The Only People That Showed Up for the Race

“It was like we were the only people who showed up for a race,” said Mike Leber, owner of Hurricane Electric, as he explained how their early focus on IPv6 differentiated their offering from larger, better funded public and venture-based companies. This interview, filmed at the Telecom Council’s TC3 Summit, was a bit of reunion for this author, as my introduction to Mike Leber was some 20 years ago, when this Internet pioneer had a small presence in one of the first Internet Exchange points.

Unlike many others in the pre-dotcom bubble, Hurricane Electric remained privately held, ignored the mania of the time and focused on the product. The big differentiator between Hurricane Electric and its bigger competitors was an owner who, as a software engineer, was also intimately involved with the technology.

As Leber explains in the above interview, this focus on technology and customers, without having multiple layers of management between decision and implementation, is what allowed Hurricane Electric to get ahead of the curve with regards to testing and implementing IPv6. As a result, according to Leber, “We [Hurricane Electric] are the largest IPv6 network in the world by number of networks connected and by number of customers prefixes announced”.

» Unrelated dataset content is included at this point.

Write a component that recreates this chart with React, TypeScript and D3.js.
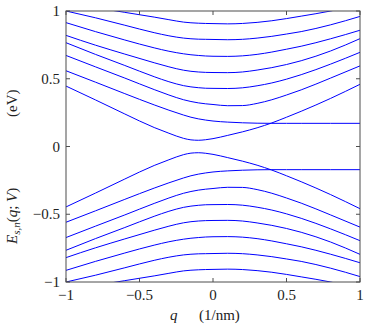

This network has grown from the “gold building” in San José to a worldwide presence in both major and rural cities. In comments made off camera, it is clear that Leber is especially passionate about helping provide affordable Internet to hard-to-reach groups, such as those in rural areas. It is Leber’s passion combined with technical skills that reminds me of the entrepreneurs who built Silicon Valley in its early days, as well as my friends in rural America who are the tech innovators of their communities.